The Assassination of Leon Trotsky as I lived it: Memories of the Last Living Witness
https://www.derecho.uady.mx/tohil/rev36/REVISTATOHIL36.pdf
Contrary to the image of arrogance and despotism that many like to attribute to him, Leon Trotsky was an affectionate person, of great ease in his dealings with people, with a jovial and optimistic personality. He never abandoned his great sense of humor. He was generous, always ready to share his scarce resources to support political activities or to help comrades in need.
He was dynamic and disciplined, with no tolerance for laziness, indolence, or disorder. “You could be the first victim of this unpardonable carelessness!” he told the young, recently arrived guard [Robert] Sheldon Harte, who, distracted, had left the door to the street open. (Harte opened the door for the May 24, 1940, attack, and was murdered days later in the “Desierto de los Leones” by a brother-in-law of David Siqueiros).*
Trotsky had an uncommonly lucid mind, and radiated certainty and absolute, immovable confidence in the coming of socialism and the future of humanity, a sentiment that he inspired in all those around him. He gained that confidence from his acts and from historical experience.
Stalin, commanding general of the Counterrevolution, was the opposite, never departing from his criminal and crude modus operandi of defaming and murdering revolutionaries. He maintained his illegitimate power through mass extermination, and a reign of falsehood, with its unlimited historical falsification, a falsification that is one of his worst crimes, given that it destroys humanity’s precious memory, and extinguishes the light that guides us to the future.
Seventy-five years have gone by, three quarters of a century, but images of great clarity remain unaltered in my mind. It still seems to have happened yesterday. I was 14 years old on a hot afternoon on August 20, 1940, when I arrived at the end of Calle Viena in Coyoacán, after my customary long walk home.
My peaceful state of mind was suddenly disturbed, replaced by anguish. Something strange was going on at another end of our house. The gate was wide open, several blue-uniformed police were out in front, and on the side a light-colored car was badly parked, an unusual situation for the normally calm afternoons at the house. At the garden entrance, the guard comrade, Harold Robins, was brandishing a Colt .38 in his right hand. “Jacson! Jacson!”* was all he said when I pressed him about what was going on. A few steps ahead to the right, at a bend in the garden path, I saw a man with a bloody face in the custody of two policemen. He was screaming and howling like a caged rat.

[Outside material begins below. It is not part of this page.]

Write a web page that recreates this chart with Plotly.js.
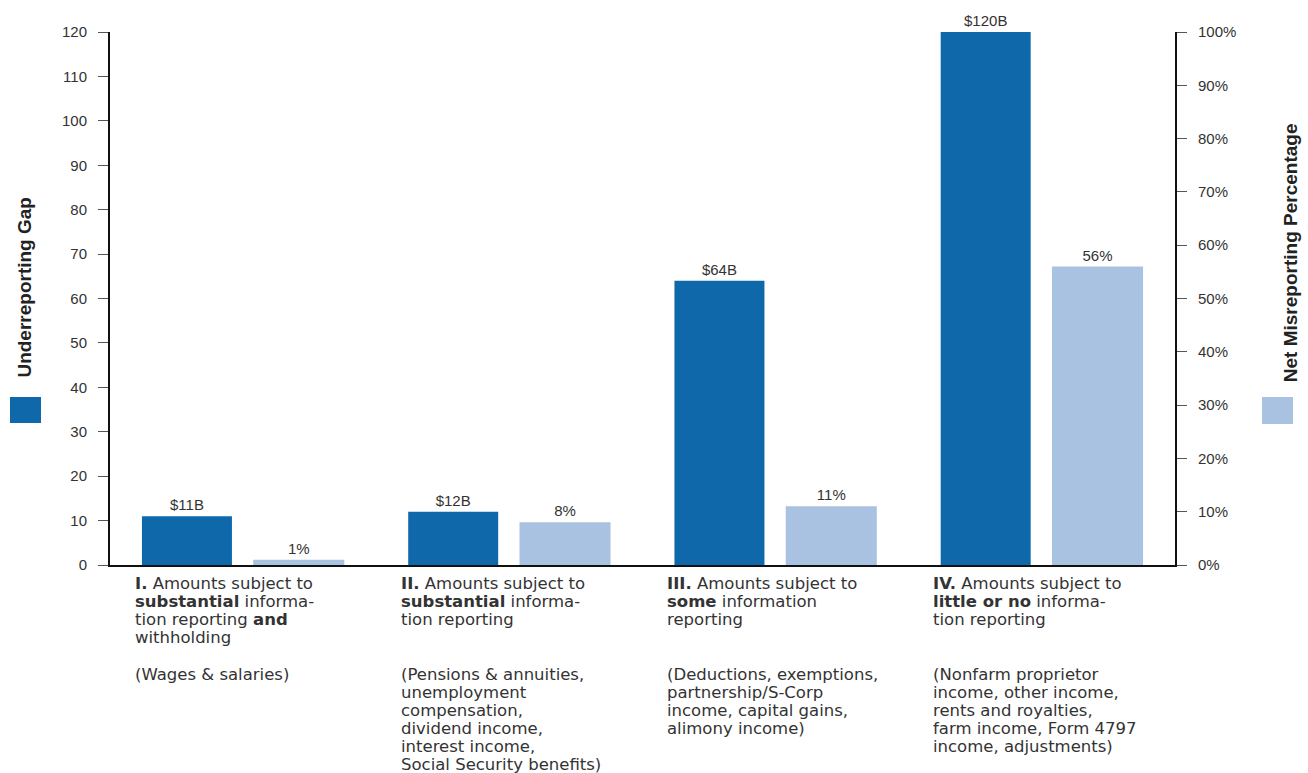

I didn’t recognize him right then, but later learned that he was the husband of comrade Sylvia Ageloff.
Upon entering the house library a few seconds later, looking through the partially opened door to the dining room, I immediately took in the magnitude of the tragedy. Grandfather was lying on the floor with his head all bloody. Natalia, with the help of several comrades, was putting ice on a bad wound to the head. “Keep the boy away! He must not see this!” he managed to say to the guard comrades around him. Before my arrival, he had also managed to say, “Don’t kill him, he should die in bed of old age!”
He fell on the battlefield of the socialist revolution. He departed from life with the serenity of having accomplished his duty, of having dedicated himself to the task of fulfilling – in his words: “humanity’s most precious desire” – the building of a better world, in which future generations would have abolished evil, oppression and violence, so that they would be able to enjoy life to its fullest. Leon Trotsky had an absolute, immovable faith in this achievement for a future human race.
March 20, 2015 Mérida, Yucatán, México
*David Siqueiros, an artist, Spanish Civil War veteran and devout Stalinist, led that attack on Trotsky’s house. Harte, a young Communist assigned to infiltrate Trotsky’s bodyguard staff, was killed to keep him from talking.
*”Jacson,” with that spelling, was a false name for Ramón Mercader, Trotsky’s assassin.